───── DATASET CONTENT ─────

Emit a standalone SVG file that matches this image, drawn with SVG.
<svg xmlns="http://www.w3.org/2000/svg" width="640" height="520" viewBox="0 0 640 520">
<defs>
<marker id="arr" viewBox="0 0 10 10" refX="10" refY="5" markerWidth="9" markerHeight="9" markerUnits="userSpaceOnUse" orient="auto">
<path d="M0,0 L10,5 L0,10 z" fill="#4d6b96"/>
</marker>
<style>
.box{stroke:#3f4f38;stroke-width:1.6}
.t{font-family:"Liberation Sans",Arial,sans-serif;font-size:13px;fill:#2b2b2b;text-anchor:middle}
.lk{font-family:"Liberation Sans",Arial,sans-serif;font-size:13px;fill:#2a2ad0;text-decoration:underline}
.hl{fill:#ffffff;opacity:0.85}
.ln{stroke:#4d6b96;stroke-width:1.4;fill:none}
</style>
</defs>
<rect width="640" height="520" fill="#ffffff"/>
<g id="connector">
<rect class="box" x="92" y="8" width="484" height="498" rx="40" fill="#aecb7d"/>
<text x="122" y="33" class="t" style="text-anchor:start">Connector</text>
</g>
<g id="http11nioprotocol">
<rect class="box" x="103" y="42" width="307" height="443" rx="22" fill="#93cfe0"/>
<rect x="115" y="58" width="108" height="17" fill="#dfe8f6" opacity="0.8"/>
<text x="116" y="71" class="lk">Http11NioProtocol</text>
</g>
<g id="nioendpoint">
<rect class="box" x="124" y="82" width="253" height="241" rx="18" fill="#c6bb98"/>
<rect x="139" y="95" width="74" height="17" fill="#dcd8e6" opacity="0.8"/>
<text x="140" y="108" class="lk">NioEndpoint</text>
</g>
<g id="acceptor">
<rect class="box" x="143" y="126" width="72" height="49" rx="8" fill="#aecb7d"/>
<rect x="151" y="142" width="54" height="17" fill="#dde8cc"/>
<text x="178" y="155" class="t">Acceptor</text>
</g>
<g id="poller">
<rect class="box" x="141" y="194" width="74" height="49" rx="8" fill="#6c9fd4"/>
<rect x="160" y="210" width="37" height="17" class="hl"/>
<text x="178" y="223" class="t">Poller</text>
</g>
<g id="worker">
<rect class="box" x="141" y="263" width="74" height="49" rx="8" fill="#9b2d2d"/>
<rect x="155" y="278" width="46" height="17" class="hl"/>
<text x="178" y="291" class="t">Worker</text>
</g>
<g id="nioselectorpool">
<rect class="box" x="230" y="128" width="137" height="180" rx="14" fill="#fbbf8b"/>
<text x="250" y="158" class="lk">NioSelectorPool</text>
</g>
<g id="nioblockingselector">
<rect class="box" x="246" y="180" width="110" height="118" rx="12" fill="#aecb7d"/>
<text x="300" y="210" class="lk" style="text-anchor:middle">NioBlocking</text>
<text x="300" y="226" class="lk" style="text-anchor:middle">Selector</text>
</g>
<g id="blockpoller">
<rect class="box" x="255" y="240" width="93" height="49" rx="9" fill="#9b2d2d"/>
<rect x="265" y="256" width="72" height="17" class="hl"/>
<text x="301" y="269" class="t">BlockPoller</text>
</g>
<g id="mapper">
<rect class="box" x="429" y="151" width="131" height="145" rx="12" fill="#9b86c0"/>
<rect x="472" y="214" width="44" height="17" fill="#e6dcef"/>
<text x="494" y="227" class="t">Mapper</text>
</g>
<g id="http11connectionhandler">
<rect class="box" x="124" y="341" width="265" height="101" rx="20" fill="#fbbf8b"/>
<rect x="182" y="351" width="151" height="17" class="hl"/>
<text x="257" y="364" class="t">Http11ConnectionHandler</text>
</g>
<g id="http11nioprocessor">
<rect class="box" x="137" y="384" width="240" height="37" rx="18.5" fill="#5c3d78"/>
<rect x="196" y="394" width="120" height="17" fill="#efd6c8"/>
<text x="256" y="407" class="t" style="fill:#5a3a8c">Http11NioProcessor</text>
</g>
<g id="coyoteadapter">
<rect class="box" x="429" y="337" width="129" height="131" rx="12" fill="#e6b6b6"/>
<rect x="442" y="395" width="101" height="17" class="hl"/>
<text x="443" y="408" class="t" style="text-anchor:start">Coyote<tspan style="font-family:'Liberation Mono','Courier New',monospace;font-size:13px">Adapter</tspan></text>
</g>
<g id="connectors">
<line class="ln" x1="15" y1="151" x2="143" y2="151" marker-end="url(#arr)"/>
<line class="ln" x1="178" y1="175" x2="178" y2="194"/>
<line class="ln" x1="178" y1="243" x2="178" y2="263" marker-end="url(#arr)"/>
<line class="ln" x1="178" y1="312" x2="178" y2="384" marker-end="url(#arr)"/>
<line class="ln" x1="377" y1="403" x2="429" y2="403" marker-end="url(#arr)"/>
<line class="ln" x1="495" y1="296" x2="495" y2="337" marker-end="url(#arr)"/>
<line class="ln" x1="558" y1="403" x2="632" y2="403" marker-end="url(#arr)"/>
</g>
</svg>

─────

# GOAL
Write out every line exactly as it stands.

# WRITTEN ANSWER
Emit a standalone SVG file that matches this image, drawn with SVG.
<svg xmlns="http://www.w3.org/2000/svg" width="640" height="520" viewBox="0 0 640 520">
<defs>
<marker id="arr" viewBox="0 0 10 10" refX="10" refY="5" markerWidth="9" markerHeight="9" markerUnits="userSpaceOnUse" orient="auto">
<path d="M0,0 L10,5 L0,10 z" fill="#4d6b96"/>
</marker>
<style>
.box{stroke:#3f4f38;stroke-width:1.6}
.t{font-family:"Liberation Sans",Arial,sans-serif;font-size:13px;fill:#2b2b2b;text-anchor:middle}
.lk{font-family:"Liberation Sans",Arial,sans-serif;font-size:13px;fill:#2a2ad0;text-decoration:underline}
.hl{fill:#ffffff;opacity:0.85}
.ln{stroke:#4d6b96;stroke-width:1.4;fill:none}
</style>
</defs>
<rect width="640" height="520" fill="#ffffff"/>
<g id="connector">
<rect class="box" x="92" y="8" width="484" height="498" rx="40" fill="#aecb7d"/>
<text x="122" y="33" class="t" style="text-anchor:start">Connector</text>
</g>
<g id="http11nioprotocol">
<rect class="box" x="103" y="42" width="307" height="443" rx="22" fill="#93cfe0"/>
<rect x="115" y="58" width="108" height="17" fill="#dfe8f6" opacity="0.8"/>
<text x="116" y="71" class="lk">Http11NioProtocol</text>
</g>
<g id="nioendpoint">
<rect class="box" x="124" y="82" width="253" height="241" rx="18" fill="#c6bb98"/>
<rect x="139" y="95" width="74" height="17" fill="#dcd8e6" opacity="0.8"/>
<text x="140" y="108" class="lk">NioEndpoint</text>
</g>
<g id="acceptor">
<rect class="box" x="143" y="126" width="72" height="49" rx="8" fill="#aecb7d"/>
<rect x="151" y="142" width="54" height="17" fill="#dde8cc"/>
<text x="178" y="155" class="t">Acceptor</text>
</g>
<g id="poller">
<rect class="box" x="141" y="194" width="74" height="49" rx="8" fill="#6c9fd4"/>
<rect x="160" y="210" width="37" height="17" class="hl"/>
<text x="178" y="223" class="t">Poller</text>
</g>
<g id="worker">
<rect class="box" x="141" y="263" width="74" height="49" rx="8" fill="#9b2d2d"/>
<rect x="155" y="278" width="46" height="17" class="hl"/>
<text x="178" y="291" class="t">Worker</text>
</g>
<g id="nioselectorpool">
<rect class="box" x="230" y="128" width="137" height="180" rx="14" fill="#fbbf8b"/>
<text x="250" y="158" class="lk">NioSelectorPool</text>
</g>
<g id="nioblockingselector">
<rect class="box" x="246" y="180" width="110" height="118" rx="12" fill="#aecb7d"/>
<text x="300" y="210" class="lk" style="text-anchor:middle">NioBlocking</text>
<text x="300" y="226" class="lk" style="text-anchor:middle">Selector</text>
</g>
<g id="blockpoller">
<rect class="box" x="255" y="240" width="93" height="49" rx="9" fill="#9b2d2d"/>
<rect x="265" y="256" width="72" height="17" class="hl"/>
<text x="301" y="269" class="t">BlockPoller</text>
</g>
<g id="mapper">
<rect class="box" x="429" y="151" width="131" height="145" rx="12" fill="#9b86c0"/>
<rect x="472" y="214" width="44" height="17" fill="#e6dcef"/>
<text x="494" y="227" class="t">Mapper</text>
</g>
<g id="http11connectionhandler">
<rect class="box" x="124" y="341" width="265" height="101" rx="20" fill="#fbbf8b"/>
<rect x="182" y="351" width="151" height="17" class="hl"/>
<text x="257" y="364" class="t">Http11ConnectionHandler</text>
</g>
<g id="http11nioprocessor">
<rect class="box" x="137" y="384" width="240" height="37" rx="18.5" fill="#5c3d78"/>
<rect x="196" y="394" width="120" height="17" fill="#efd6c8"/>
<text x="256" y="407" class="t" style="fill:#5a3a8c">Http11NioProcessor</text>
</g>
<g id="coyoteadapter">
<rect class="box" x="429" y="337" width="129" height="131" rx="12" fill="#e6b6b6"/>
<rect x="442" y="395" width="101" height="17" class="hl"/>
<text x="443" y="408" class="t" style="text-anchor:start">Coyote<tspan style="font-family:'Liberation Mono','Courier New',monospace;font-size:13px">Adapter</tspan></text>
</g>
<g id="connectors">
<line class="ln" x1="15" y1="151" x2="143" y2="151" marker-end="url(#arr)"/>
<line class="ln" x1="178" y1="175" x2="178" y2="194"/>
<line class="ln" x1="178" y1="243" x2="178" y2="263" marker-end="url(#arr)"/>
<line class="ln" x1="178" y1="312" x2="178" y2="384" marker-end="url(#arr)"/>
<line class="ln" x1="377" y1="403" x2="429" y2="403" marker-end="url(#arr)"/>
<line class="ln" x1="495" y1="296" x2="495" y2="337" marker-end="url(#arr)"/>
<line class="ln" x1="558" y1="403" x2="632" y2="403" marker-end="url(#arr)"/>
</g>
</svg>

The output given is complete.